3. Pick Your Moments
Each company’s investor relations page lists the date of future financial releases. Diarize to increase your monitoring of individual CEO/CFO pairs five days prior to every such release. In contrast, it’s a good idea to monitor the M&A lawyers on a weekly basis—for if there’s any multi-billion dollar mergers, acquisitions, sales, or financings happening in Toronto, one of these 20 lawyers is bound to be involved.
4. Optimize Your Trades
Once your “research” has uncovered which stock is going to move, you can optimize your returns by purchasing a series of options or warrants (instead of the actual stock). In this manner you can make big bets even with little capital, simply because of your secret weapon—the ability to see good (and bad) news ahead of the rest of the market.
5. Optimize for Taxes
Since you’re going to be so successful, plan your trades in a tax efficient manner. Make your biggest bets through your Tax Free Savings Account, for as the name implies, your portfolio will grow tax free. Each year, max out your RRSP as the growth is tax deferred. I’m sure you’ll agree that a dollar left in your pocket is more desirable than a dollar left to Justin Trudeau. He may do all kinds of silly things with that money, like fund a Bill C-51 consultation that doesn’t evaluate the information sharing provisions of the law.
6. Example Dry Run
Let’s put this all together with a real world example for my very satirical guide. In May, BCE (Bell Canada) purchased MTS (Manitoba Telecom Systems).

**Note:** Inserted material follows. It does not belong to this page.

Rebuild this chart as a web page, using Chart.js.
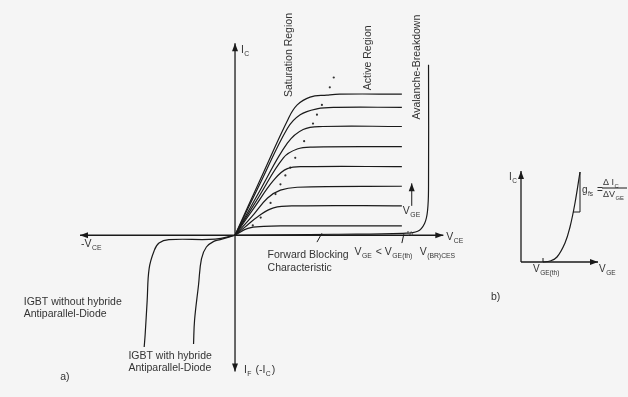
<!DOCTYPE html>
<html>
<head>
<meta charset="utf-8">
<script src="https://cdn.jsdelivr.net/npm/chart.js@4"></script>
<style>
  body { margin: 0; background: #f5f5f5; }
  #wrap { position: relative; width: 628px; height: 397px; }
  #main { position: absolute; left: 0; top: 0; }
  #small { position: absolute; left: 490px; top: 160px; }
</style>
</head>
<body>
<div id="wrap">
  <canvas id="main" width="628" height="397"></canvas>
  <canvas id="small" width="138" height="150"></canvas>
</div>
<script>
// output curves Ic(Vce), one per gate voltage
let curve1 = [[0,0],[2.7,6],[5.4,11.9],[6.3,13.3],[7.6,14.1],[9.3,14.3],[10.6,14.4],[16.9,14.4]];
let curve2 = [[0,0],[2.6,5.4],[5.3,10.9],[6.6,12.3],[8.3,12.9],[10.3,13.05],[16.9,13.05]];
let curve3 = [[0,0],[2.6,4.7],[5.3,9.4],[6.9,10.8],[8.9,11.1],[16.9,11.1]];
let curve4 = [[0,0],[2.4,3.9],[4.9,7.9],[6.3,8.8],[7.9,9.0],[16.9,9.05]];
let curve5 = [[0,0],[2.0,2.9],[3.9,5.6],[5.3,6.8],[7.3,7.0],[16.9,7.0]];
let curve6 = [[0,0],[1.7,1.9],[3.3,3.8],[4.6,4.6],[6.3,4.9],[16.9,5.0]];
let curve7 = [[0,0],[1.2,1.0],[2.3,1.9],[3.9,2.8],[6.3,3.0],[16.9,3.0]];
let curve8 = [[0,0],[1.3,0.7],[2.9,0.9],[5.0,0.95],[16.9,0.95]];
let blocking = [[0,0],[10,0.1],[17,0.2],[18.5,0.4],[19.2,1.2],[19.5,2.5],[19.6,5],[19.6,17.4]];
let diodeOff = [[0,0],[-2,-0.4],[-6.7,-0.45],[-7.7,-0.8],[-8.2,-1.6],[-8.7,-3.4],[-8.9,-6.7],[-9.1,-10.1],[-9.2,-11.4]];
let diodeOn = [[0,0],[-1.5,-0.45],[-2.1,-0.6],[-2.9,-1.2],[-3.4,-2.4],[-3.7,-5.1],[-4.1,-8.7],[-4.2,-11.1]];
let knee = [[1.8,1.0],[2.6,1.8],[3.6,3.3],[4.1,4.2],[4.6,5.2],[5.1,6.1],[5.6,6.9],[6.1,7.9],[7.0,9.6],[7.9,11.4],[8.3,12.3],[8.8,13.3],[9.6,15.1],[10.0,16.1]];

// transfer curve Ic(Vge)
let transfer = [[2.2,0],[2.9,0.1],[3.6,0.5],[4.4,1.9],[4.9,3.5],[5.4,5.9],[5.9,9.0]];
let slopeTri = [[5.2,5.0],[5.9,5.0],[5.9,9.0]];

let ink = '#1a1a1a';
let txt = '#333';

function pts(a) { return a.map(p => ({x: p[0], y: p[1]})); }

function lineSet(a) {
  return { data: pts(a), showLine: true, borderColor: ink, borderWidth: 1.2, pointRadius: 0, tension: 0.4, fill: false };
}

function arrow(ctx, x1, y1, x2, y2) {
  ctx.beginPath(); ctx.moveTo(x1, y1); ctx.lineTo(x2, y2); ctx.stroke();
  let a = Math.atan2(y2 - y1, x2 - x1);
  ctx.beginPath();
  ctx.moveTo(x2, y2);
  ctx.lineTo(x2 - 8 * Math.cos(a) + 3 * Math.sin(a), y2 - 8 * Math.sin(a) - 3 * Math.cos(a));
  ctx.lineTo(x2 - 8 * Math.cos(a) - 3 * Math.sin(a), y2 - 8 * Math.sin(a) + 3 * Math.cos(a));
  ctx.closePath(); ctx.fill();
}

// draws text made of [string, isSubscript] parts
function rich(ctx, x, y, parts, size) {
  size = size || 11;
  parts.forEach(p => {
    ctx.font = (p[1] ? size * 0.65 : size) + 'px "Liberation Sans", Arial, sans-serif';
    ctx.fillText(p[0], x, y + (p[1] ? 3 : 0));
    x += ctx.measureText(p[0]).width + (p[1] ? 1 : 0.5);
  });
  return x;
}

let mainLabels = [
  {x: 0.6, y: 18.6, t: [['I',0],['C',1]]},
  {x: -15.6, y: -1.2, t: [['-V',0],['CE',1]]},
  {x: 21.4, y: -0.5, t: [['V',0],['CE',1]]},
  {x: 3.3, y: -2.3, t: [['Forward Blocking',0]]},
  {x: 3.3, y: -3.6, t: [['Characteristic',0]]},
  {x: 12.1, y: -2.0, t: [['V',0],['GE',1],[' < V',0],['GE(th)',1]]},
  {x: 18.7, y: -2.0, t: [['V',0],['(BR)CES',1]]},
  {x: 17.0, y: 2.2, t: [['V',0],['GE',1]]},
  {x: -21.4, y: -7.1, t: [['IGBT without hybride',0]]},
  {x: -21.4, y: -8.3, t: [['Antiparallel-Diode',0]]},
  {x: -10.8, y: -12.6, t: [['IGBT with hybride',0]]},
  {x: -10.8, y: -13.9, t: [['Antiparallel-Diode',0]]},
  {x: -17.7, y: -14.8, t: [['a)',0]]},
  {x: 0.9, y: -14.1, t: [['I',0],['F',1],[' (-I',0],['C',1],[')',0]]}
];
let rotLabels = [
  {x: 5.8, y: 14.1, t: 'Saturation Region'},
  {x: 13.8, y: 14.8, t: 'Active Region'},
  {x: 18.7, y: 11.8, t: 'Avalanche-Breakdown'}
];

let mainDeco = {
  id: 'mainDeco',
  afterDatasetsDraw(chart) {
    let ctx = chart.ctx, sx = chart.scales.x, sy = chart.scales.y;
    let X = v => sx.getPixelForValue(v), Y = v => sy.getPixelForValue(v);
    ctx.save();
    ctx.strokeStyle = ink; ctx.fillStyle = ink; ctx.lineWidth = 1.3;
    arrow(ctx, X(0), Y(0), X(21.1), Y(0));
    arrow(ctx, X(0), Y(0), X(-15.7), Y(0));
    arrow(ctx, X(0), Y(0), X(0), Y(19.6));
    arrow(ctx, X(0), Y(0), X(0), Y(-13.9));
    ctx.lineWidth = 1;
    arrow(ctx, X(17.9), Y(3.0), X(17.9), Y(5.3));
    ctx.beginPath();
    ctx.moveTo(X(8.3), Y(-0.7)); ctx.lineTo(X(8.8), Y(0.2));
    ctx.moveTo(X(16.9), Y(-0.8)); ctx.lineTo(X(17.1), Y(0.1));
    ctx.stroke();
    ctx.fillStyle = txt;
    ctx.textBaseline = 'alphabetic';
    mainLabels.forEach(l => rich(ctx, X(l.x), Y(l.y), l.t, 10.5));
    ctx.font = '7px "Liberation Sans", Arial, sans-serif';
    ctx.fillText('%', X(17.4), Y(-0.1));
    rotLabels.forEach(l => {
      ctx.save();
      ctx.translate(X(l.x), Y(l.y));
      ctx.rotate(-Math.PI / 2);
      ctx.font = '10.5px "Liberation Sans", Arial, sans-serif';
      ctx.fillText(l.t, 0, 0);
      ctx.restore();
    });
    ctx.restore();
  }
};

let hidden = { display: false };

new Chart(document.getElementById('main'), {
  type: 'scatter',
  data: {
    datasets: [curve1, curve2, curve3, curve4, curve5, curve6, curve7, curve8, blocking, diodeOff, diodeOn].map(lineSet)
      .concat([{ data: pts(knee), pointRadius: 1.1, pointBackgroundColor: '#333', pointBorderWidth: 0, showLine: false }])
  },
  options: {
    responsive: false,
    animation: false,
    layout: { padding: 0 },
    plugins: { legend: hidden, tooltip: { enabled: false } },
    scales: {
      x: { type: 'linear', min: -23.4, max: 39.4, display: false },
      y: { type: 'linear', min: -16.1, max: 23.6, display: false }
    }
  },
  plugins: [mainDeco]
});

let smallDeco = {
  id: 'smallDeco',
  afterDatasetsDraw(chart) {
    let ctx = chart.ctx, sx = chart.scales.x, sy = chart.scales.y;
    let X = v => sx.getPixelForValue(v), Y = v => sy.getPixelForValue(v);
    ctx.save();
    ctx.strokeStyle = ink; ctx.fillStyle = ink; ctx.lineWidth = 1.3;
    arrow(ctx, X(0), Y(0), X(7.7), Y(0));
    arrow(ctx, X(0), Y(0), X(0), Y(9.1));
    ctx.lineWidth = 1;
    ctx.beginPath(); ctx.moveTo(X(2.2), Y(0)); ctx.lineTo(X(2.2), Y(0.4)); ctx.stroke();
    ctx.fillStyle = txt;
    rich(ctx, X(-1.2), Y(8.2), [['I',0],['C',1]], 10);
    rich(ctx, X(6.1), Y(6.9), [['g',0],['fs',1],[' =',0]], 10);
    rich(ctx, X(8.2), Y(7.7), [['Δ I',0],['C',1]], 9);
    rich(ctx, X(8.2), Y(6.5), [['ΔV',0],['GE',1]], 9);
    ctx.beginPath(); ctx.moveTo(X(8.1), Y(7.4)); ctx.lineTo(X(10.6), Y(7.4)); ctx.stroke();
    rich(ctx, X(1.2), Y(-1.0), [['V',0],['GE(th)',1]], 10);
    rich(ctx, X(7.8), Y(-1.0), [['V',0],['GE',1]], 10);
    rich(ctx, X(-3.0), Y(-3.8), [['b)',0]], 10.5);
    ctx.restore();
  }
};

new Chart(document.getElementById('small'), {
  type: 'scatter',
  data: { datasets: [lineSet(transfer), Object.assign(lineSet(slopeTri), { tension: 0, borderWidth: 1 })] },
  options: {
    responsive: false,
    animation: false,
    layout: { padding: 0 },
    plugins: { legend: hidden, tooltip: { enabled: false } },
    scales: {
      x: { type: 'linear', min: -3.1, max: 10.7, display: false },
      y: { type: 'linear', min: -4.8, max: 10.2, display: false }
    }
  },
  plugins: [smallDeco]
});
</script>
</body>
</html>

Early access to CEO George Cope’s meta-data could have shown his cell phone IMSI captured in the Winnipeg Airport times in the dead of winter, and multiple conference calls with the CEO of MTS and George’s favorite M&A lawyer. Not convinced, you could have searched his email meta-data, which by definition includes the content of subject lines. In so doing, you may even find a smoking gun: “MTS Buyout—let’s do it guys, daddy needs a new pair of shoes!”.
From the time the deal was announced, to the time it gained regulatory approval, BCE’s TSX listed stock price increased $8/share. You could have purchased a series of near-the-money options for sub $1. Doing so would have yielded investment returns of 700+ percent in a mere 45 days, making you the oracle of Ottawa.
For the avoidance of doubt and those who don’t understand satire, the above investment strategy is highly illegal and obviously my goal is not to coach any civil servants into a life of white collar crime. But this mental exercise does demonstrate how little information is needed to gain an unfair advantage in the stock market. And more importantly how crucial it is for Canadian businesses to speak out about the threats posed to our capital markets by Bill C-51.
After all, why would anyone spy on reporters, when CEOs make such juicier targets?